Não entendia, e não contei pra ninguém, minha mãe sempre trabalhou muito e nem sempre estava presente, quer dizer natal, ou qualquer outra data importante eu estava sozinha, mais mesmo assim hoje eu reconheço o esforço que ela fez por nós, sempre fez questão que eu estudasse e a cada começo de ano ela sempre me deu material novo, com seus esforços me formei e faço pós – graduação. É tão lindo seu sorriso a cada conquista minha. Mas não ouve um dia das mães que ela compareceu, quem dirá no dia dos pais. Durante anos essa foi uma ferida aberta e que doía. Porem eu escolhi perdoa-lá não porque sou boa, mas para segui em rente e pra que possamos ter uma relação agradável hoje.

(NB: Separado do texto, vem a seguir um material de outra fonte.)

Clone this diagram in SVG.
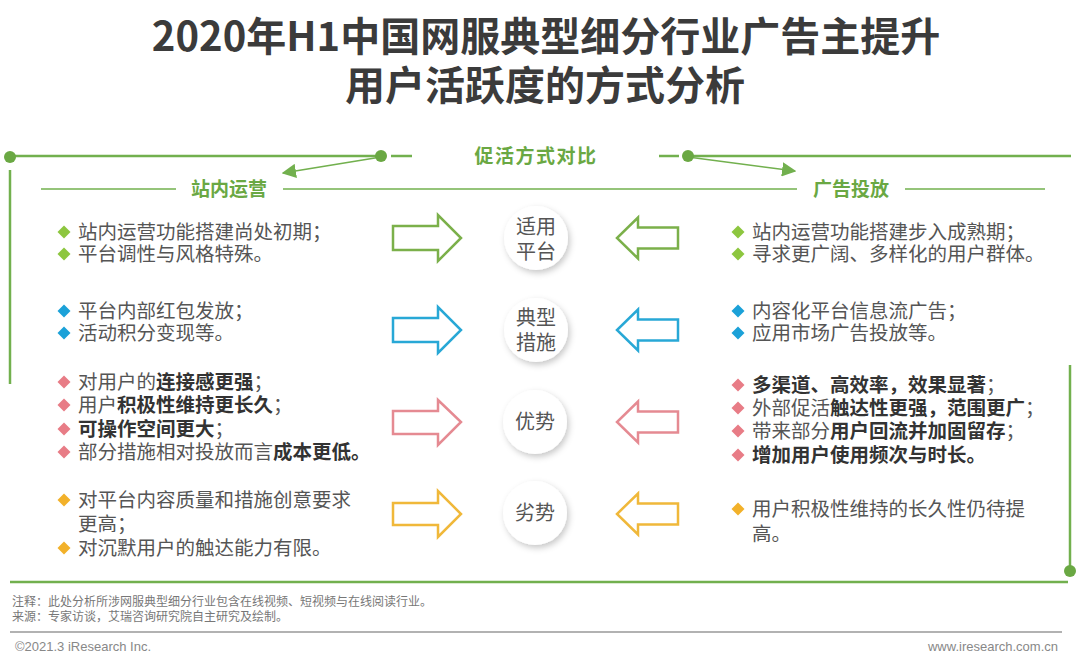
<svg xmlns="http://www.w3.org/2000/svg" width="1080" height="664" viewBox="0 0 1080 664">
<defs>
<style>
.ti{font-family:"Noto Sans CJK SC","Liberation Sans",sans-serif;font-size:40px;font-weight:700;fill:#3b3b3b;text-anchor:middle}
.hd{font-family:"Noto Sans CJK SC","Liberation Sans",sans-serif;font-size:19px;font-weight:700;fill:#6aa843;text-anchor:middle}
.t{font-family:"Noto Sans CJK SC","Liberation Sans",sans-serif;font-size:19.5px;fill:#555}
.b{font-weight:700;fill:#333}
.ct{font-family:"Noto Sans CJK SC","Liberation Sans",sans-serif;font-size:20px;fill:#555;text-anchor:middle}
.fr{stroke:#72b04e;stroke-width:2.5;fill:none}
.cn{stroke:#72b04e;stroke-width:1.6;fill:none}
.dot{fill:#6aa843}
.note{font-family:"Noto Sans CJK SC","Liberation Sans",sans-serif;font-size:12px;fill:#777}
.ft{font-family:"Liberation Sans","Noto Sans",sans-serif;font-size:13px;fill:#888}
.ag{stroke:#7bb04a;stroke-width:2.5;fill:#fff}
.ab{stroke:#28a8d6;stroke-width:2.5;fill:#fff}
.ap{stroke:#e58a92;stroke-width:2.5;fill:#fff}
.ay{stroke:#f0b83a;stroke-width:2.5;fill:#fff}
.dg{fill:#8dc63f}.db{fill:#1ba1d8}.dp{fill:#e87c86}.dy{fill:#f2b12a}
.circ{fill:#fff;filter:url(#sh)}
</style>
<filter id="sh" x="-40%" y="-40%" width="180%" height="180%">
<feDropShadow dx="2" dy="3" stdDeviation="3" flood-color="#000" flood-opacity="0.22"/>
</filter>
<marker id="ah" viewBox="0 0 10 10" refX="9" refY="5" markerWidth="7" markerHeight="7" orient="auto" markerUnits="userSpaceOnUse">
<path d="M0,0 L10,5 L0,10 Z" fill="#72b04e"/>
</marker>
<marker id="ah2" viewBox="0 0 10 10" refX="9" refY="5" markerWidth="9" markerHeight="9" orient="auto">
<path d="M0,0 L10,5 L0,10 Z" fill="#72b04e"/>
</marker>
</defs>
<rect width="1080" height="664" fill="#fff"/>

<g id="title">
<text class="ti" x="546" y="51">2020年H1中国网服典型细分行业广告主提升</text>
<text class="ti" x="545" y="100">用户活跃度的方式分析</text>
</g>

<g id="connectors">
<line class="fr" x1="10" y1="156" x2="381" y2="156"/>
<line class="fr" x1="391" y1="156" x2="412" y2="156"/>
<line class="fr" x1="659" y1="156" x2="679" y2="156"/>
<line class="fr" x1="688" y1="156" x2="1071" y2="156"/>
<line class="fr" x1="10" y1="170" x2="10" y2="384"/>
<line class="fr" x1="1070" y1="365" x2="1070" y2="571"/>
<line class="fr" x1="10" y1="582" x2="1068" y2="582"/>
<line class="cn" x1="381" y1="157" x2="283" y2="173" marker-end="url(#ah2)"/>
<line class="cn" x1="688" y1="157" x2="795" y2="171" marker-end="url(#ah2)"/>
<line class="cn" x1="41" y1="189" x2="176" y2="189" stroke-width="1.5"/>
<line class="cn" x1="283" y1="189" x2="797" y2="189" stroke-width="1.5"/>
<line class="cn" x1="905" y1="189" x2="1045" y2="189" stroke-width="1.5"/>
<circle class="dot" cx="10" cy="157" r="6"/>
<circle class="dot" cx="381" cy="156" r="6"/>
<circle class="dot" cx="688" cy="156" r="6"/>
<circle class="dot" cx="1070" cy="571" r="6"/>
</g>

<g id="header-compare"><text class="hd" x="536" y="163" font-size="19.5" letter-spacing="1.5">促活方式对比</text></g>
<g id="header-left"><text class="hd" x="229" y="196">站内运营</text></g>
<g id="header-right"><text class="hd" x="851" y="196">广告投放</text></g>

<g id="arrows">
<path class="ag" d="M393,226 H438 V215 L461,238 L438,261 V250 H393 Z"/>
<path class="ag" d="M678,227.5 H638 V217.5 L617,238 L638,258.5 V248.5 H678 Z"/>
<path class="ab" d="M393,318 H438 V307 L461,330 L438,353 V342 H393 Z"/>
<path class="ab" d="M678,319.5 H638 V309.5 L617,330 L638,350.5 V340.5 H678 Z"/>
<path class="ap" d="M393,411 H438 V400 L461,422 L438,445 V434 H393 Z"/>
<path class="ap" d="M678,411.5 H638 V401.5 L617,422 L638,442.5 V432.5 H678 Z"/>
<path class="ay" d="M393,503 H438 V491 L461,514 L438,537 V525 H393 Z"/>
<path class="ay" d="M678,503.5 H638 V493.5 L617,514 L638,534.5 V524.5 H678 Z"/>
</g>

<g id="node-platform">
<circle class="circ" cx="536" cy="238" r="32"/>
<text class="ct" x="536" y="234">适用</text>
<text class="ct" x="536" y="259">平台</text>
</g>
<g id="node-measures">
<circle class="circ" cx="536" cy="330" r="32"/>
<text class="ct" x="536" y="325">典型</text>
<text class="ct" x="536" y="350">措施</text>
</g>
<g id="node-advantage">
<circle class="circ" cx="535" cy="422" r="32"/>
<text class="ct" x="535" y="429">优势</text>
</g>
<g id="node-disadvantage">
<circle class="circ" cx="535" cy="513" r="32"/>
<text class="ct" x="535" y="520">劣势</text>
</g>

<g id="left-platform">
<polygon class="dg" points="64,225.5 70.5,232 64,238.5 57.5,232"/>
<polygon class="dg" points="64,247.5 70.5,254 64,260.5 57.5,254"/>
<text class="t" x="78" y="239">站内运营功能搭建尚处初期；</text>
<text class="t" x="78" y="261">平台调性与风格特殊。</text>
</g>
<g id="left-measures">
<polygon class="db" points="64,304.5 70.5,311 64,317.5 57.5,311"/>
<polygon class="db" points="64,326.5 70.5,333 64,339.5 57.5,333"/>
<text class="t" x="78" y="318">平台内部红包发放；</text>
<text class="t" x="78" y="340">活动积分变现等。</text>
</g>
<g id="left-advantage">
<polygon class="dp" points="64,375.5 70.5,382 64,388.5 57.5,382"/>
<polygon class="dp" points="64,398.5 70.5,405 64,411.5 57.5,405"/>
<polygon class="dp" points="64,422.5 70.5,429 64,435.5 57.5,429"/>
<polygon class="dp" points="64,445.5 70.5,452 64,458.5 57.5,452"/>
<text class="t" x="78" y="389">对用户的<tspan class="b">连接感更强</tspan>；</text>
<text class="t" x="78" y="412">用户<tspan class="b">积极性维持更长久</tspan>；</text>
<text class="t" x="78" y="436"><tspan class="b">可操作空间更大</tspan>；</text>
<text class="t" x="78" y="459">部分措施相对投放而言<tspan class="b">成本更低。</tspan></text>
</g>
<g id="left-disadvantage">
<polygon class="dy" points="64,493.5 70.5,500 64,506.5 57.5,500"/>
<polygon class="dy" points="64,541.5 70.5,548 64,554.5 57.5,548"/>
<text class="t" x="78" y="507">对平台内容质量和措施创意要求</text>
<text class="t" x="78" y="531">更高；</text>
<text class="t" x="78" y="555">对沉默用户的触达能力有限。</text>
</g>

<g id="right-platform">
<polygon class="dg" points="738,225.5 744.5,232 738,238.5 731.5,232"/>
<polygon class="dg" points="738,247.5 744.5,254 738,260.5 731.5,254"/>
<text class="t" x="752" y="239">站内运营功能搭建步入成熟期；</text>
<text class="t" x="752" y="261">寻求更广阔、多样化的用户群体。</text>
</g>
<g id="right-measures">
<polygon class="db" points="738,304.5 744.5,311 738,317.5 731.5,311"/>
<polygon class="db" points="738,326.5 744.5,333 738,339.5 731.5,333"/>
<text class="t" x="752" y="318">内容化平台信息流广告；</text>
<text class="t" x="752" y="340">应用市场广告投放等。</text>
</g>
<g id="right-advantage">
<polygon class="dp" points="738,378.5 744.5,385 738,391.5 731.5,385"/>
<polygon class="dp" points="738,401.5 744.5,408 738,414.5 731.5,408"/>
<polygon class="dp" points="738,424.5 744.5,431 738,437.5 731.5,431"/>
<polygon class="dp" points="738,448.5 744.5,455 738,461.5 731.5,455"/>
<text class="t" x="752" y="392"><tspan class="b">多渠道、高效率，效果显著</tspan>；</text>
<text class="t" x="752" y="415">外部促活<tspan class="b">触达性更强，范围更广</tspan>；</text>
<text class="t" x="752" y="438">带来部分<tspan class="b">用户回流并加固留存</tspan>；</text>
<text class="t" x="752" y="462"><tspan class="b">增加用户使用频次与时长。</tspan></text>
</g>
<g id="right-disadvantage">
<polygon class="dy" points="738,502.5 744.5,509 738,515.5 731.5,509"/>
<text class="t" x="752" y="516">用户积极性维持的长久性仍待提</text>
<text class="t" x="752" y="541">高。</text>
</g>

<g id="footer">
<text class="note" x="12" y="606">注释：此处分析所涉网服典型细分行业包含在线视频、短视频与在线阅读行业。</text>
<text class="note" x="12" y="621">来源：专家访谈，艾瑞咨询研究院自主研究及绘制。</text>
<line x1="10" y1="632" x2="1062" y2="632" stroke="#999" stroke-width="1.5"/>
<text class="ft" x="15" y="651">©2021.3 iResearch Inc.</text>
<text class="ft" x="1058" y="651" text-anchor="end">www.iresearch.com.cn</text>
</g>
</svg>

Passando muito tempo só, fui um prato cheio para os meus vizinhos, a primeira vez que fui tocada eu tinha treze anos, moramos nesse amontoado de casas durantes quatros anos. O cheiro de álcool vem as minhas narinas como se fosse hoje, aquela criança sendo tocada por mãos ásperas. Foi uma manhã das férias em que ele abriu a porta sem bater, me imobilizei, estática, com tanto medo que não fiz nada além de chorar, ele me puxou pelos cabelos e dizia coisas desconexas pelo fato de estar bêbado. Ele vivia bêbedo, lembro - me da dor que sentia entre as pernas, por algum motivo minha mente bloqueou as piores partes, mas a dor eu sentia, com a força que tentava me penetrar, dos tapas e do sangue na minha calcinha. A única coisa da qual lembro era ameaça que se falasse para alguém ele mataria eu e minha mãe, como lutar contra isso. Fui deixada na cama tantas vezes, machucada fisicamente e emocionalmente mais vezes do que achava ser possível suportar.  Conseguia enganar minha mãe muito fácil, só a mim mesma que nunca pude enganar.